What is being asked>
Your task is to repeat the lines below exactly, excluding any pictures they contain.

Entries supplied>
###

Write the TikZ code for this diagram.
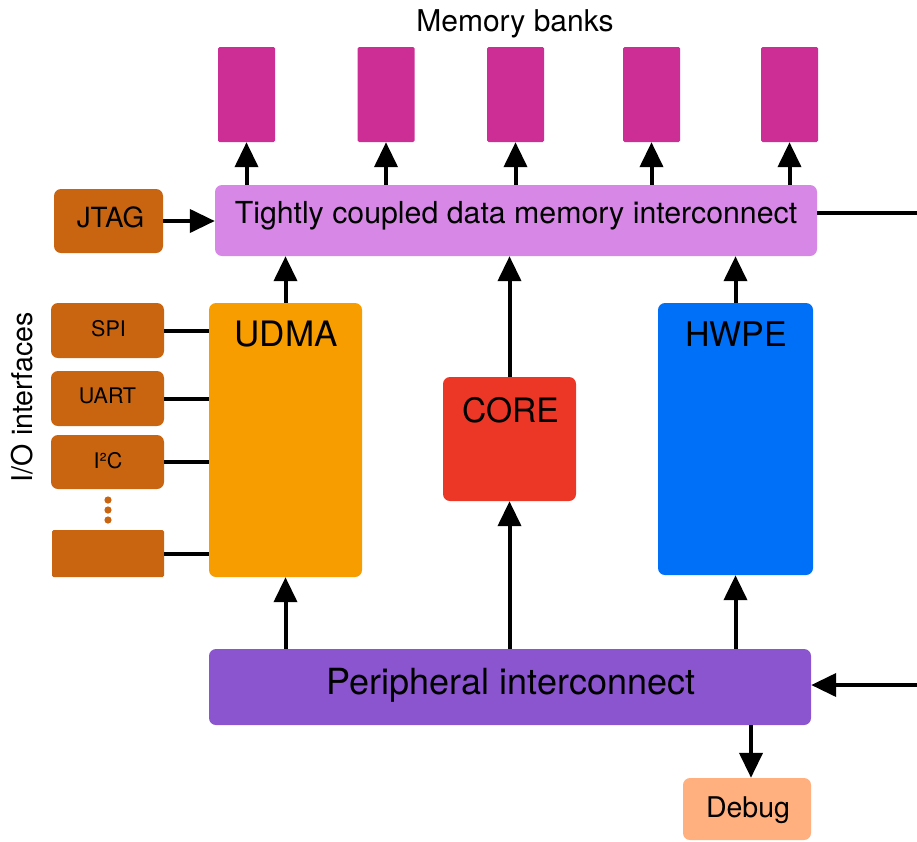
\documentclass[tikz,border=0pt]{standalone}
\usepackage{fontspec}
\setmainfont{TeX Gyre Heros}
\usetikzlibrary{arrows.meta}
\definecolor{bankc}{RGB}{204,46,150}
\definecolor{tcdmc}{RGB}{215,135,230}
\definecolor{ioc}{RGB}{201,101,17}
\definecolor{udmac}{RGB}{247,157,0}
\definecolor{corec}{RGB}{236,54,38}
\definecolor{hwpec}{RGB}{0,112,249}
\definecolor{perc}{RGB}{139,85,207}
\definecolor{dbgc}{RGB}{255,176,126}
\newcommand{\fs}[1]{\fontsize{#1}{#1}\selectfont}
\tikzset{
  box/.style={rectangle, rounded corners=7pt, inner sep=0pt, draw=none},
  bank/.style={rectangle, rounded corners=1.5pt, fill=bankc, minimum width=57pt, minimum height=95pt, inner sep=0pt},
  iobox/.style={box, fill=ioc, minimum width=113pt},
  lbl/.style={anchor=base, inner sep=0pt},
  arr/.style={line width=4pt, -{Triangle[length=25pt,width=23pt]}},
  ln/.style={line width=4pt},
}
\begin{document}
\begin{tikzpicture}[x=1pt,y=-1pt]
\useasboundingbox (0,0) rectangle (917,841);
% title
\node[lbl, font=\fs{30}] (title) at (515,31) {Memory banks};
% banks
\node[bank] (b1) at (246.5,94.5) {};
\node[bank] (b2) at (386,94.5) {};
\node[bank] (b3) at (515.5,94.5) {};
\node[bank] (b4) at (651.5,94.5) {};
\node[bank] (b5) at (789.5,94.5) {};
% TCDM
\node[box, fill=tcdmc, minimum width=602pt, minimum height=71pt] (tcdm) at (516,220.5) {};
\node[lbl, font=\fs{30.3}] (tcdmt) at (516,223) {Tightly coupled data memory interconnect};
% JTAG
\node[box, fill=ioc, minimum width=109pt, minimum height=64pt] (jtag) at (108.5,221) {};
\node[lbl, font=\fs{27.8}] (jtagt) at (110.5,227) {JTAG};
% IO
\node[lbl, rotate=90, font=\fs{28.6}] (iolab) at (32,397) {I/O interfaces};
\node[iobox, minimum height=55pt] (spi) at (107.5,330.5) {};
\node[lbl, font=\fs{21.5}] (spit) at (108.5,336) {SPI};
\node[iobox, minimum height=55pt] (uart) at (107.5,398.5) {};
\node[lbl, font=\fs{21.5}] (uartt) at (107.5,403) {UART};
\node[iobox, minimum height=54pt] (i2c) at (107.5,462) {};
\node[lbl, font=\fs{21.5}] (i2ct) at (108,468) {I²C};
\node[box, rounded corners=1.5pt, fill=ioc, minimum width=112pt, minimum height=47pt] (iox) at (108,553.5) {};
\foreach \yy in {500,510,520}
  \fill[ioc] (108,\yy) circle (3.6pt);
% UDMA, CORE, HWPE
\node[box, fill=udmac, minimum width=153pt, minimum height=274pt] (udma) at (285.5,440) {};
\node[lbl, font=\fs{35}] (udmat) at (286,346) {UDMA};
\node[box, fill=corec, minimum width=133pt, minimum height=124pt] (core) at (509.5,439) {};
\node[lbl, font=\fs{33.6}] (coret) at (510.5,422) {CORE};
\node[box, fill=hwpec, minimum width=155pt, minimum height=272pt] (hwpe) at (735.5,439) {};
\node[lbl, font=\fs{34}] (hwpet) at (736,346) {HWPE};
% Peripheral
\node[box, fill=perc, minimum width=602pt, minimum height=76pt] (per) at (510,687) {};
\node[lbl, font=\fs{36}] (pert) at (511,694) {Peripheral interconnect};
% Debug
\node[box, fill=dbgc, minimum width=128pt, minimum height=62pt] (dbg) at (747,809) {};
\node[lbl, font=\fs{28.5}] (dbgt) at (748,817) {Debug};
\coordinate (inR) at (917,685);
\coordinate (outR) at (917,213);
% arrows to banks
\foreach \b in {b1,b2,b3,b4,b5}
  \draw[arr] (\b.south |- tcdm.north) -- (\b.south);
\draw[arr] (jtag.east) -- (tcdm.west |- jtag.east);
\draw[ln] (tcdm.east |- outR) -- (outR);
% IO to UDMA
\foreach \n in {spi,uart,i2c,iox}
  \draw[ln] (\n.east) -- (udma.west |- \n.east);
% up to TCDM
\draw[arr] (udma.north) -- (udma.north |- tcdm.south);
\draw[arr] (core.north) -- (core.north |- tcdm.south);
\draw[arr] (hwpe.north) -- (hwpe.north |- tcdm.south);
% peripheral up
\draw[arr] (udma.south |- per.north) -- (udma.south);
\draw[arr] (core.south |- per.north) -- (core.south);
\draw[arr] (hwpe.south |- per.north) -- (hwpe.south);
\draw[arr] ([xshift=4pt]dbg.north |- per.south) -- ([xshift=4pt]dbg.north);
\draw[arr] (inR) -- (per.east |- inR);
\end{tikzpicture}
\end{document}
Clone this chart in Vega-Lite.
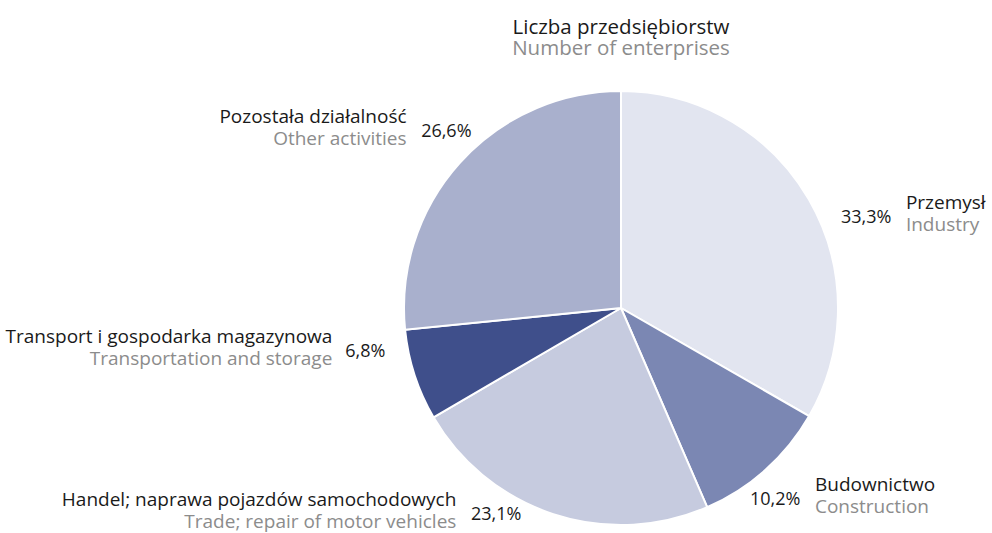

###

Final result>
Write the TikZ code for this diagram.
\documentclass[tikz,border=0pt]{standalone}
\usepackage{fontspec}
\setmainfont{TeX Gyre Heros}
\usetikzlibrary{arrows.meta}
\definecolor{bankc}{RGB}{204,46,150}
\definecolor{tcdmc}{RGB}{215,135,230}
\definecolor{ioc}{RGB}{201,101,17}
\definecolor{udmac}{RGB}{247,157,0}
\definecolor{corec}{RGB}{236,54,38}
\definecolor{hwpec}{RGB}{0,112,249}
\definecolor{perc}{RGB}{139,85,207}
\definecolor{dbgc}{RGB}{255,176,126}
\newcommand{\fs}[1]{\fontsize{#1}{#1}\selectfont}
\tikzset{
  box/.style={rectangle, rounded corners=7pt, inner sep=0pt, draw=none},
  bank/.style={rectangle, rounded corners=1.5pt, fill=bankc, minimum width=57pt, minimum height=95pt, inner sep=0pt},
  iobox/.style={box, fill=ioc, minimum width=113pt},
  lbl/.style={anchor=base, inner sep=0pt},
  arr/.style={line width=4pt, -{Triangle[length=25pt,width=23pt]}},
  ln/.style={line width=4pt},
}
\begin{document}
\begin{tikzpicture}[x=1pt,y=-1pt]
\useasboundingbox (0,0) rectangle (917,841);
% title
\node[lbl, font=\fs{30}] (title) at (515,31) {Memory banks};
% banks
\node[bank] (b1) at (246.5,94.5) {};
\node[bank] (b2) at (386,94.5) {};
\node[bank] (b3) at (515.5,94.5) {};
\node[bank] (b4) at (651.5,94.5) {};
\node[bank] (b5) at (789.5,94.5) {};
% TCDM
\node[box, fill=tcdmc, minimum width=602pt, minimum height=71pt] (tcdm) at (516,220.5) {};
\node[lbl, font=\fs{30.3}] (tcdmt) at (516,223) {Tightly coupled data memory interconnect};
% JTAG
\node[box, fill=ioc, minimum width=109pt, minimum height=64pt] (jtag) at (108.5,221) {};
\node[lbl, font=\fs{27.8}] (jtagt) at (110.5,227) {JTAG};
% IO
\node[lbl, rotate=90, font=\fs{28.6}] (iolab) at (32,397) {I/O interfaces};
\node[iobox, minimum height=55pt] (spi) at (107.5,330.5) {};
\node[lbl, font=\fs{21.5}] (spit) at (108.5,336) {SPI};
\node[iobox, minimum height=55pt] (uart) at (107.5,398.5) {};
\node[lbl, font=\fs{21.5}] (uartt) at (107.5,403) {UART};
\node[iobox, minimum height=54pt] (i2c) at (107.5,462) {};
\node[lbl, font=\fs{21.5}] (i2ct) at (108,468) {I²C};
\node[box, rounded corners=1.5pt, fill=ioc, minimum width=112pt, minimum height=47pt] (iox) at (108,553.5) {};
\foreach \yy in {500,510,520}
  \fill[ioc] (108,\yy) circle (3.6pt);
% UDMA, CORE, HWPE
\node[box, fill=udmac, minimum width=153pt, minimum height=274pt] (udma) at (285.5,440) {};
\node[lbl, font=\fs{35}] (udmat) at (286,346) {UDMA};
\node[box, fill=corec, minimum width=133pt, minimum height=124pt] (core) at (509.5,439) {};
\node[lbl, font=\fs{33.6}] (coret) at (510.5,422) {CORE};
\node[box, fill=hwpec, minimum width=155pt, minimum height=272pt] (hwpe) at (735.5,439) {};
\node[lbl, font=\fs{34}] (hwpet) at (736,346) {HWPE};
% Peripheral
\node[box, fill=perc, minimum width=602pt, minimum height=76pt] (per) at (510,687) {};
\node[lbl, font=\fs{36}] (pert) at (511,694) {Peripheral interconnect};
% Debug
\node[box, fill=dbgc, minimum width=128pt, minimum height=62pt] (dbg) at (747,809) {};
\node[lbl, font=\fs{28.5}] (dbgt) at (748,817) {Debug};
\coordinate (inR) at (917,685);
\coordinate (outR) at (917,213);
% arrows to banks
\foreach \b in {b1,b2,b3,b4,b5}
  \draw[arr] (\b.south |- tcdm.north) -- (\b.south);
\draw[arr] (jtag.east) -- (tcdm.west |- jtag.east);
\draw[ln] (tcdm.east |- outR) -- (outR);
% IO to UDMA
\foreach \n in {spi,uart,i2c,iox}
  \draw[ln] (\n.east) -- (udma.west |- \n.east);
% up to TCDM
\draw[arr] (udma.north) -- (udma.north |- tcdm.south);
\draw[arr] (core.north) -- (core.north |- tcdm.south);
\draw[arr] (hwpe.north) -- (hwpe.north |- tcdm.south);
% peripheral up
\draw[arr] (udma.south |- per.north) -- (udma.south);
\draw[arr] (core.south |- per.north) -- (core.south);
\draw[arr] (hwpe.south |- per.north) -- (hwpe.south);
\draw[arr] ([xshift=4pt]dbg.north |- per.south) -- ([xshift=4pt]dbg.north);
\draw[arr] (inR) -- (per.east |- inR);
\end{tikzpicture}
\end{document}
Clone this chart in Vega-Lite.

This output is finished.